The terminology question is telling. Despite the industry’s embrace of the phrase “micro drama,” viewers have not adopted it. They call the content “short story videos,” “short dramas,” “reels with stories” or simply “serials.” One respondent from Chennai said bluntly that “micro sounds like a scientific word.” The category is at the stage that OTT occupied in 2019 and podcasts in the same year: widely consumed, poorly named and not yet crystallised in the public imagination.
Platform awareness remains alarmingly thin. Only three platforms, Kuku TV at 78 per cent, Story TV at 46 per cent and Quick TV at 28 per cent, have crossed the 20 per cent awareness threshold. The rest languish in single digits. This creates a trust deficit that directly throttles monetisation: viewers who cannot remember which app they used are hardly primed to enter their payment details.
Yet the appetite is clearly there. Sixty-five per cent of viewers watch only Indian content, drawn by the TV-serial familiarity of the storytelling, the comfort of Hindi as a shared language and the sight of actors they half-recognise from decades of television. South languages are rising fast: Tamil, Telugu and Kannada together account for 24 per cent of first-choice viewing. And AI-generated content, still a novelty, has landed better than expected: 47 per cent of viewers call it creative and unique, with only 6 per cent actively rejecting it.

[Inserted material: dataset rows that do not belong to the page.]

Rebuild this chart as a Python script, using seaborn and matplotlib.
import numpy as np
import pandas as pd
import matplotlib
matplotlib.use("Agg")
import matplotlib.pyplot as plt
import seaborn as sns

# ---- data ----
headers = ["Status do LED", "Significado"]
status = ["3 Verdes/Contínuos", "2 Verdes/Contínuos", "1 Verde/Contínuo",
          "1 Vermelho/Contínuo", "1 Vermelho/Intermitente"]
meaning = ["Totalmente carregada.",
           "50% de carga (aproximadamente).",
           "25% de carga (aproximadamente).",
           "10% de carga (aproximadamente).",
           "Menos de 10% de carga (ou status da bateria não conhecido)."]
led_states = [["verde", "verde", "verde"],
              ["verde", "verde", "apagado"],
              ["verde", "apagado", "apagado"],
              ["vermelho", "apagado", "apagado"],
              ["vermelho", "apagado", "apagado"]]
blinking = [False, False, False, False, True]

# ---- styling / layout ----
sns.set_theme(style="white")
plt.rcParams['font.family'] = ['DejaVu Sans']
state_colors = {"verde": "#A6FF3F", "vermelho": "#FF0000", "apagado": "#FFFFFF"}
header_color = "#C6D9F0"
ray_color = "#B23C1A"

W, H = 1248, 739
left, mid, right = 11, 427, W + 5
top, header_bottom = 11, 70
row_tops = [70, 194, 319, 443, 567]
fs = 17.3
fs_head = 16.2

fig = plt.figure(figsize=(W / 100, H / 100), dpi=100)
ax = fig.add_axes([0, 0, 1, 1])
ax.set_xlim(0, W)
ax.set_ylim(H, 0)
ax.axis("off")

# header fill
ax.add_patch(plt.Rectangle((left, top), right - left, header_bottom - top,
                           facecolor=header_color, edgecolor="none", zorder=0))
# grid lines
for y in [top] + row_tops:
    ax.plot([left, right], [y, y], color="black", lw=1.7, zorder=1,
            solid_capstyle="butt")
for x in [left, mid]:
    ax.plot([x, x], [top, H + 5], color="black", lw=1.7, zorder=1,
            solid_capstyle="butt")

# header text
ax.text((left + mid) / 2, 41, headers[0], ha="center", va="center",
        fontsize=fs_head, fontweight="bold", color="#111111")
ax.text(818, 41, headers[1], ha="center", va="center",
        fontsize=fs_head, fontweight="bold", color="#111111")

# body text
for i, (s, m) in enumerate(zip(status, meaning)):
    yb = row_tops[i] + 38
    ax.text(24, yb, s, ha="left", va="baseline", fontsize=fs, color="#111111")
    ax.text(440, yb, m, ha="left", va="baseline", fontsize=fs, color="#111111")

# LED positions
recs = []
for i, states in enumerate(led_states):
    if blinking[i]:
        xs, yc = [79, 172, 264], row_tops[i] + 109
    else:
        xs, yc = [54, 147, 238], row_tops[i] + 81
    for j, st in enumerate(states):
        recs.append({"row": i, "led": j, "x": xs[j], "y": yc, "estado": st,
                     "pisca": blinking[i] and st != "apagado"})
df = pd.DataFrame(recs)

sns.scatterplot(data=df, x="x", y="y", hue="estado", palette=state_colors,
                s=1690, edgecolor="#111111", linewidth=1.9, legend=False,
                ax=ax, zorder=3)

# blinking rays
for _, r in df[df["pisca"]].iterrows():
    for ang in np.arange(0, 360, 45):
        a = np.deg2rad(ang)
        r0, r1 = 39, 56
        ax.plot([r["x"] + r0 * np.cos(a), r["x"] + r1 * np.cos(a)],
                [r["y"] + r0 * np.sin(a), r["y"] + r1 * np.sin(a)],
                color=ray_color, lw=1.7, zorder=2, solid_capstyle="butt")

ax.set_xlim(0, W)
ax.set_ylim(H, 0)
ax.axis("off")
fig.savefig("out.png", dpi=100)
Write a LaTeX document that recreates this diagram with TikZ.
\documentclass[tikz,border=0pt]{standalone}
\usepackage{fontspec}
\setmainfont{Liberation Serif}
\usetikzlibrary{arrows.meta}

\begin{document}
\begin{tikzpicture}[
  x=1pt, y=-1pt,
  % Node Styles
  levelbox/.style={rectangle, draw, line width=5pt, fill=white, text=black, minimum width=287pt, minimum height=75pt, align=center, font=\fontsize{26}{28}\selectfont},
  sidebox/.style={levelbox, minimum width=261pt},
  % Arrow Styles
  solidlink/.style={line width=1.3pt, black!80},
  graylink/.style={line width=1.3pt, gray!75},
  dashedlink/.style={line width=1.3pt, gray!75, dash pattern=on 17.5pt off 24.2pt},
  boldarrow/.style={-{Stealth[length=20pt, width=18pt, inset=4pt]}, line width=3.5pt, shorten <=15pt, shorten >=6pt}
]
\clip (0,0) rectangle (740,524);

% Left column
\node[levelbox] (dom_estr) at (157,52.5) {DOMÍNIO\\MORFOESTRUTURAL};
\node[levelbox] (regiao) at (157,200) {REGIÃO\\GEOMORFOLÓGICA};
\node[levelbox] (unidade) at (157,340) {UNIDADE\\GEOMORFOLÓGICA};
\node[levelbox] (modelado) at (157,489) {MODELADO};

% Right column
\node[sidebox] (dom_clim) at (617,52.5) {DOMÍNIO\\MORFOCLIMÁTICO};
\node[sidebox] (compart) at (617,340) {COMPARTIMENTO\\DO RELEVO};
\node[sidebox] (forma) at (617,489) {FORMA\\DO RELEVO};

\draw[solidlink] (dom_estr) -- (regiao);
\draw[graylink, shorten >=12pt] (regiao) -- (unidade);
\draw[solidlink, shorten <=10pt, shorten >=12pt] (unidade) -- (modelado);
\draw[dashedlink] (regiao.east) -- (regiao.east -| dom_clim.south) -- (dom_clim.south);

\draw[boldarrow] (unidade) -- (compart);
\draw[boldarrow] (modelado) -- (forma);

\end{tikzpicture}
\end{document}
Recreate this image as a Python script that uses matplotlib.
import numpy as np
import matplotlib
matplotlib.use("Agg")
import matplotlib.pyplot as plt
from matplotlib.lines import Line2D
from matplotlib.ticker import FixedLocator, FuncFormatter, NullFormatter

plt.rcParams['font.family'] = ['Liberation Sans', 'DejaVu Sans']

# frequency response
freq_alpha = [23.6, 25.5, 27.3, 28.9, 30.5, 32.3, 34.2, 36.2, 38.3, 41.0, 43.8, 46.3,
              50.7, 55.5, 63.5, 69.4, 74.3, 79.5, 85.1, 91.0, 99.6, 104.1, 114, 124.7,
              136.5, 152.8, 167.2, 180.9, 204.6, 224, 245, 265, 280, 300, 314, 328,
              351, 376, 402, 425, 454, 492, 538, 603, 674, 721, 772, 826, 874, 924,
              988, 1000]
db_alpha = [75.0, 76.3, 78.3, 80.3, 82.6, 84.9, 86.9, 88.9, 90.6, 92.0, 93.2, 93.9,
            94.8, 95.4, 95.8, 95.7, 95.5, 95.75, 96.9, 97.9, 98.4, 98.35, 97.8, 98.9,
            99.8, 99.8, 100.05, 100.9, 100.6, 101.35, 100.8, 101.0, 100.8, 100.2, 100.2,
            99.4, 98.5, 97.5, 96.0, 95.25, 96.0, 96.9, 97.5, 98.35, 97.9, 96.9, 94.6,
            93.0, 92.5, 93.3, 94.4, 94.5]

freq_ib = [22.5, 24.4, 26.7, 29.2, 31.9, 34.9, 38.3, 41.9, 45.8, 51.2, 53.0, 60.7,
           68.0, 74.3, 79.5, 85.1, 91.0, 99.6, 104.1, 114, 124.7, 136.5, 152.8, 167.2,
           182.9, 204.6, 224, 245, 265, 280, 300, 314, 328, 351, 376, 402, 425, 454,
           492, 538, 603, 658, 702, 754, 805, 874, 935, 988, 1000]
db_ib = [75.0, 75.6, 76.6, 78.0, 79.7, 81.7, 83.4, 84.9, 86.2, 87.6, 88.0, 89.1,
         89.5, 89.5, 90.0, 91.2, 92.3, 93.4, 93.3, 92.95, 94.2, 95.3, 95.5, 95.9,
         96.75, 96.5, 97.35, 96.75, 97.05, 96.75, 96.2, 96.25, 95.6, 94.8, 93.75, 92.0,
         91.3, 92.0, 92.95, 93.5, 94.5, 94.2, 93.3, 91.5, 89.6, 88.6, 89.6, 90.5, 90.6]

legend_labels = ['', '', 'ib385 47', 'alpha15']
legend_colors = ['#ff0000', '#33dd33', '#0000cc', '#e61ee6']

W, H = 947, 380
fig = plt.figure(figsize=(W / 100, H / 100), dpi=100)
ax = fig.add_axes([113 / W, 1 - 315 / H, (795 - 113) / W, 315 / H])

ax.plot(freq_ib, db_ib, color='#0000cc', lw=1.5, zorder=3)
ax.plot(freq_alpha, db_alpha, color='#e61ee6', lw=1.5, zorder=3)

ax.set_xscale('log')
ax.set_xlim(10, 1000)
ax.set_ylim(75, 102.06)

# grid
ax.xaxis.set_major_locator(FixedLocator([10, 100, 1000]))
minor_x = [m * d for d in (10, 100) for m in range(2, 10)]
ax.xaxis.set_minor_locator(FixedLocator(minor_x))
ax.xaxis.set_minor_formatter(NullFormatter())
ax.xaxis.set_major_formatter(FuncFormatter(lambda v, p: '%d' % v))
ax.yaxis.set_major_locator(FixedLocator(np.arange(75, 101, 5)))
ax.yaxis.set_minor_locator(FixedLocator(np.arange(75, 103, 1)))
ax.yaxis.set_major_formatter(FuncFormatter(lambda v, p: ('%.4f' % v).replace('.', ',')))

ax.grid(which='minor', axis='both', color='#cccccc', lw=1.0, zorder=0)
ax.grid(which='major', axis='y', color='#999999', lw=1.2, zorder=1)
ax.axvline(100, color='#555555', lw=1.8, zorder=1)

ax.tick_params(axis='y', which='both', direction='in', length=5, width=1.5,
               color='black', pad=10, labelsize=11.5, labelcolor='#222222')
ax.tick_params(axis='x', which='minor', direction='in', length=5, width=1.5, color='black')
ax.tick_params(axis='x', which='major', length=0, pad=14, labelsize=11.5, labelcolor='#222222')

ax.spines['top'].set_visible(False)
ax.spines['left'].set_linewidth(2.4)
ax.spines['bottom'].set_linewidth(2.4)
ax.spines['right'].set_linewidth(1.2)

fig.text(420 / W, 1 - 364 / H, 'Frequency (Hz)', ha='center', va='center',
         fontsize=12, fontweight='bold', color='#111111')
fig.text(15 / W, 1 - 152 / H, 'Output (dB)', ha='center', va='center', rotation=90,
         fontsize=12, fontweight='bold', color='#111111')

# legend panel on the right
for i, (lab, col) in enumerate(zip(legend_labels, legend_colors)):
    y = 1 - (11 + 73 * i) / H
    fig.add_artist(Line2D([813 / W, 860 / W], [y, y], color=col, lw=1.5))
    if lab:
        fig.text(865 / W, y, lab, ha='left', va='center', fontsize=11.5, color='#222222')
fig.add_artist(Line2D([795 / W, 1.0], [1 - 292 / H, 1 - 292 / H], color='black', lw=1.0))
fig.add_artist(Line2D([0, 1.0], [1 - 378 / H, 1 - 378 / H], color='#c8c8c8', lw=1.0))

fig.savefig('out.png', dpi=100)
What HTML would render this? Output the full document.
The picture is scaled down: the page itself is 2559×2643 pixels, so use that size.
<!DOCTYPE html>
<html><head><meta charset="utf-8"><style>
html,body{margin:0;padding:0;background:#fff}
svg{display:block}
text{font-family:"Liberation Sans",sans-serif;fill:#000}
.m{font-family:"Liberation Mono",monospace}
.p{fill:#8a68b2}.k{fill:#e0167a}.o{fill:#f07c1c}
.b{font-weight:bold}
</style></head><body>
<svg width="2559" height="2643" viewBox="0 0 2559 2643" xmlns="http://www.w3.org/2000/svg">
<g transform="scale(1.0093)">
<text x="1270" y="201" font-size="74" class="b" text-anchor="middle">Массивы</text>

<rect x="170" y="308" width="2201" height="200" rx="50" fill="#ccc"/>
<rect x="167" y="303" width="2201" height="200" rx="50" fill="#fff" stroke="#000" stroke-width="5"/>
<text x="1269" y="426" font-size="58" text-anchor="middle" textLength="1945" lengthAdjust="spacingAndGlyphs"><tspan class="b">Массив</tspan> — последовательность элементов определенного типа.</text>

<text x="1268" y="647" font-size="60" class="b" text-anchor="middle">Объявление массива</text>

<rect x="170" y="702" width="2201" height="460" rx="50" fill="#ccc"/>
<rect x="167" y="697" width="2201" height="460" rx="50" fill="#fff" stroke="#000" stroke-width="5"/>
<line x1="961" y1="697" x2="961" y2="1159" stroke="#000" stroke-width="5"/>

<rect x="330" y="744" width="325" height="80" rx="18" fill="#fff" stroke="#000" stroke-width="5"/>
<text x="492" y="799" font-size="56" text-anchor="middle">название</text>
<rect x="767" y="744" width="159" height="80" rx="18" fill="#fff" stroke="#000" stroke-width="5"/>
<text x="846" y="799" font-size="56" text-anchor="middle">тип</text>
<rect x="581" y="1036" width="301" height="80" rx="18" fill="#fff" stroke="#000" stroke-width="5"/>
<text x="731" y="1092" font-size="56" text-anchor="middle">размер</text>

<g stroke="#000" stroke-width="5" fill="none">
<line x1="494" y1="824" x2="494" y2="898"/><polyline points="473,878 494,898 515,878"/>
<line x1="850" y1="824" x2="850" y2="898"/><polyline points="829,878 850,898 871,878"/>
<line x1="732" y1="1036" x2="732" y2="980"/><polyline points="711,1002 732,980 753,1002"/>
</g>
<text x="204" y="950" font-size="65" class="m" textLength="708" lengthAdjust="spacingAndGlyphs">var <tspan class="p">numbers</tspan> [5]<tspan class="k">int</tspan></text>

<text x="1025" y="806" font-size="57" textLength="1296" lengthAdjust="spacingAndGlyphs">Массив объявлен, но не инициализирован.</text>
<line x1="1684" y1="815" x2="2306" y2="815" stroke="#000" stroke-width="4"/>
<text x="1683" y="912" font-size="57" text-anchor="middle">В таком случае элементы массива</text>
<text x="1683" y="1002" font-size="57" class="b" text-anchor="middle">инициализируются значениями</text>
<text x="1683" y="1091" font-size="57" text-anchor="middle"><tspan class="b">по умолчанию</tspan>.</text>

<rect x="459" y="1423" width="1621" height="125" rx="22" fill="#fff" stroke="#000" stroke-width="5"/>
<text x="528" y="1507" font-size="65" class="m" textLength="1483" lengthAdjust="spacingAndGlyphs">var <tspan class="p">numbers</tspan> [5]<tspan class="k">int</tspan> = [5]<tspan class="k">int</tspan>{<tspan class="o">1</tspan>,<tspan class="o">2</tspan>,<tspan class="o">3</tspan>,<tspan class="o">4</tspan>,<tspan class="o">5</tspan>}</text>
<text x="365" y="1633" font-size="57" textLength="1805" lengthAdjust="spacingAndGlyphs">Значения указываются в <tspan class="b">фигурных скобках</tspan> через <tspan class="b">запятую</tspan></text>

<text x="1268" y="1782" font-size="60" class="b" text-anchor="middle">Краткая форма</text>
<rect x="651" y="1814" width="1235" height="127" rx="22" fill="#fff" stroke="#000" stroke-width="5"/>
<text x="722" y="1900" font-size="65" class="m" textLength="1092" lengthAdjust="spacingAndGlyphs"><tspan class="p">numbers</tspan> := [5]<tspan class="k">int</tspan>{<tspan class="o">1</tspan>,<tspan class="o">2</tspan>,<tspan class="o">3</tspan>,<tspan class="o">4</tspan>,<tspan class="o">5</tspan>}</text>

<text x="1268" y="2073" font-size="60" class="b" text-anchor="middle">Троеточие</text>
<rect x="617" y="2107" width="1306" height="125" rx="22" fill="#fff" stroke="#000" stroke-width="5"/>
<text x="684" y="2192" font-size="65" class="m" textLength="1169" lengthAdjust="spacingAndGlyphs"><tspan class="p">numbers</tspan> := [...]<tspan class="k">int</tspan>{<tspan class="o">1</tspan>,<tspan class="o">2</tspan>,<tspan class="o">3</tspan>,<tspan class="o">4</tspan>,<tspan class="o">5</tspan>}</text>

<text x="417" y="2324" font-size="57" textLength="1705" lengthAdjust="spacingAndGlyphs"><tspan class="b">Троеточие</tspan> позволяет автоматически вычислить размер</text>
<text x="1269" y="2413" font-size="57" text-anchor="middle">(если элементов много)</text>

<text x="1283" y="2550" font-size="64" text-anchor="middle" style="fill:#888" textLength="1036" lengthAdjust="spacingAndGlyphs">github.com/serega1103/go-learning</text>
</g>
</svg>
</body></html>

Shweta Bajpai, director, media and entertainment (India) at Meta, called micro drama “a category that is rewriting the rules of Indian entertainment,” adding that the discovery engine being social distinguishes this wave from previous content formats. Shailesh Kapoor, founder and chief executive of Ormax Media, was characteristically measured: the format, he said, is showing “the early signs of becoming a distinct content category” and, given how closely it aligns with natural mobile behaviour, “has the potential to scale very quickly.”
The format’s fundamental mechanics are working. It enters lives quietly, through boredom and a scrolling thumb, and burrows in through incompletion and habit. The challenge now is monetisation: converting a category of highly engaged but deeply anonymous viewers into paying customers who trust the platform enough to hand over their UPI credentials. The story, as any micro-drama writer knows, is only as good as the next cliffhanger. India’s platforms had better have one ready.